Mid-summer is usually the worst time for sales, but this year was bad by any measure. The figures prompted the Society of Motor Manufacturers and Traders (SMMT) to call on government to kick-start consumer confidence. Then the large waves of the credit crunch began to lash against the shore with the nationalisation of Bradford & Bingley and Toyota’s decision to cut production at its Burnaston plant unlikely to restore consumer spending. The question is what are car-owners and buyers thinking now; and what effect will this have on tyre sales?
Back in August, the only part of the market to grow was the mini segment, recording a year-to-date increase to 37.1%. At the same time diesel engines continue to grow in popularity and now account for around 43% of 2008’s new car market.
The same trend was reflected across Europe. August figures show a 3.9% reduction in new passenger car registrations in the period January-August 2008 compared with the same period in 2007. August’s data shows that new car registrations fell 16.5% in Western Europe, with Ireland (-41.6%) and Spain (-41.3%) nursing the greatest hemorrhages. Portugal managed to post a growth of 4.8% in new car registrations, though it was the only country to do so. Italy (-26.4%), the U.K. (-18.6%), Germany (-10.4%) and France (-7.1%) all saw falls.
In new EU member states, monthly demand also dropped compared to August 2007, though less steeply at 8.7%. The Czech Republic (+0.5%) and Poland (-0.9%) saw relative stability, while Hungary (-23.3%) and to a lesser extent Romania (-9.0%) found things tougher going.
Speaking in a broader sense on the year-on-year January-September period comparisons, 2008’s decline was led by a 4.4% drop in Western Europe, where modest growth in France (+2.9%) and Germany (+1.7%) was drowned out by the drops in Spain (-21.1%), Italy (-12.0%) and the U.K. (-3.8%). Demand in new member states rose 2.7%, with growth in Poland (+9.1%) and the Czech Republic (+8.2%) eclipsing the downward trend in Hungary (-4.9%) and Romania (-3.5%).
Overall there has been a clear shift in car selection toward smaller cars across Europe, driven by emission regulations and higher fuel prices and lower. Deutsche Bank analysts put the falls down to “eroding consumer sentiment and recessionary fears.” All this means there is likely to be an increased OE demand for smaller size tyres in the future and a larger proportion of older vehicles on the road as driver seek to make the most of their purchases.

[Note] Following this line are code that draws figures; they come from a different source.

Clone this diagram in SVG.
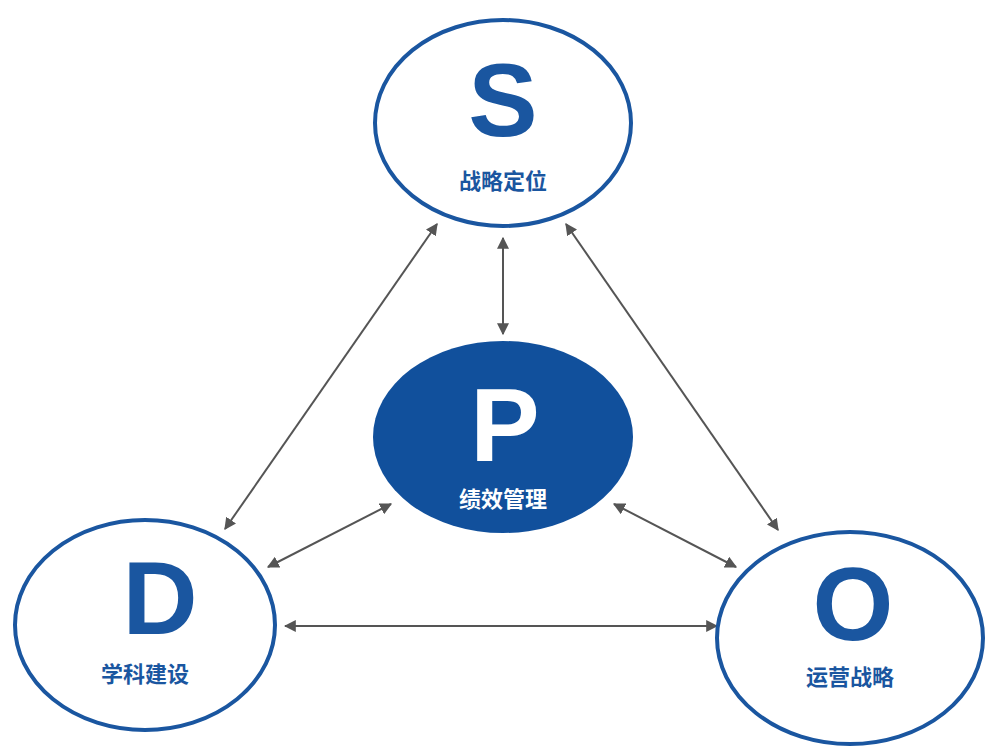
<svg xmlns="http://www.w3.org/2000/svg" width="999" height="753" viewBox="0 0 999 753">
<defs>
<marker id="ah" viewBox="0 0 10 10" refX="9" refY="5" markerWidth="6" markerHeight="6" orient="auto-start-reverse"><path d="M0,0 L10,5 L0,10 z" fill="#555"/></marker>
<style>
.ring{fill:#fff;stroke:#1a56a0;stroke-width:4}
.big{font-family:"Liberation Sans",sans-serif;font-weight:bold;font-size:104px;fill:#1a56a0;text-anchor:middle}
.lab{font-family:"Noto Sans CJK SC",sans-serif;font-weight:bold;font-size:22px;fill:#1a56a0;text-anchor:middle}
.w{fill:#fff}
.c{stroke:#555;stroke-width:2;fill:none;marker-start:url(#ah);marker-end:url(#ah)}
</style>
</defs>
<rect width="999" height="753" fill="#fff"/>
<g id="connectors">
<line class="c" x1="503" y1="238" x2="503" y2="334"/>
<line class="c" x1="437" y1="224" x2="225" y2="529"/>
<line class="c" x1="566" y1="224" x2="778" y2="530"/>
<line class="c" x1="391" y1="504" x2="268" y2="567"/>
<line class="c" x1="614" y1="504" x2="736" y2="567"/>
<line class="c" x1="285" y1="626" x2="717" y2="626"/>
</g>
<g id="S"><ellipse class="ring" cx="503" cy="123" rx="128" ry="103"/><text class="big" x="503" y="136">S</text><text class="lab" x="503" y="189">战略定位</text></g>
<g id="P"><ellipse cx="503" cy="437" rx="130" ry="96" fill="#11509c"/><text class="big w" x="505" y="461">P</text><text class="lab w" x="503" y="507">绩效管理</text></g>
<g id="D"><ellipse class="ring" cx="145" cy="625" rx="130" ry="105"/><text class="big" x="160" y="634">D</text><text class="lab" x="145" y="682">学科建设</text></g>
<g id="O"><ellipse class="ring" cx="850" cy="638" rx="133" ry="106"/><text class="big" x="853" y="640">O</text><text class="lab" x="850" y="685">运营战略</text></g>
</svg>
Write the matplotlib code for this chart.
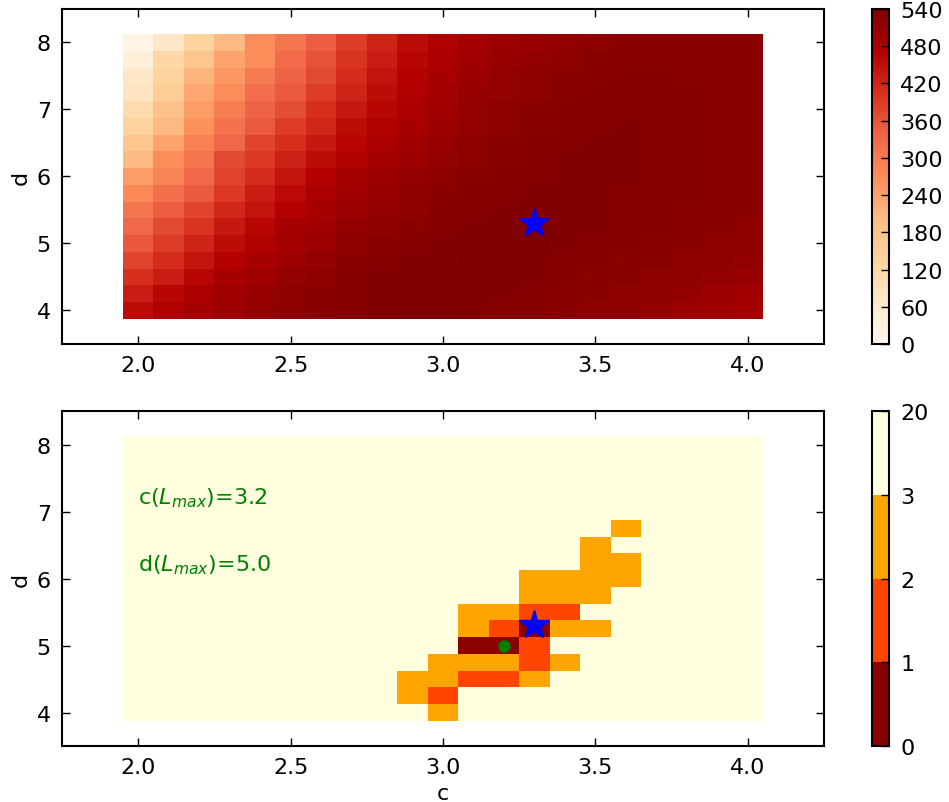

With more vehicles per capita than our European counterparts, some people have romantically described the U.K. as a nation of car lovers. However, according to a survey carried out by GfK NOP in conjunction with Nationwide Autocentre, it appears that Britain’s love affair with cars is dwindling, with nearly 30% of men and 20% of women now actually resenting their vehicles.
Rising fuel costs and road tax (74% and 53% respectively) were cited as the main reason for the ill feeling. However, those in the tyre industry will be interested to hear that 39% of motorists resent their car due to its environmental impact more than even the congestion charge. In addition to the growing trend towards smaller new car sizes, it seems that economical tyres are also likely to grow in popularity 50% of the country is spending money on essentials like food and clothing instead of maintaining their vehicles. (Tyres & Accessories/Staffordshire, U.K.)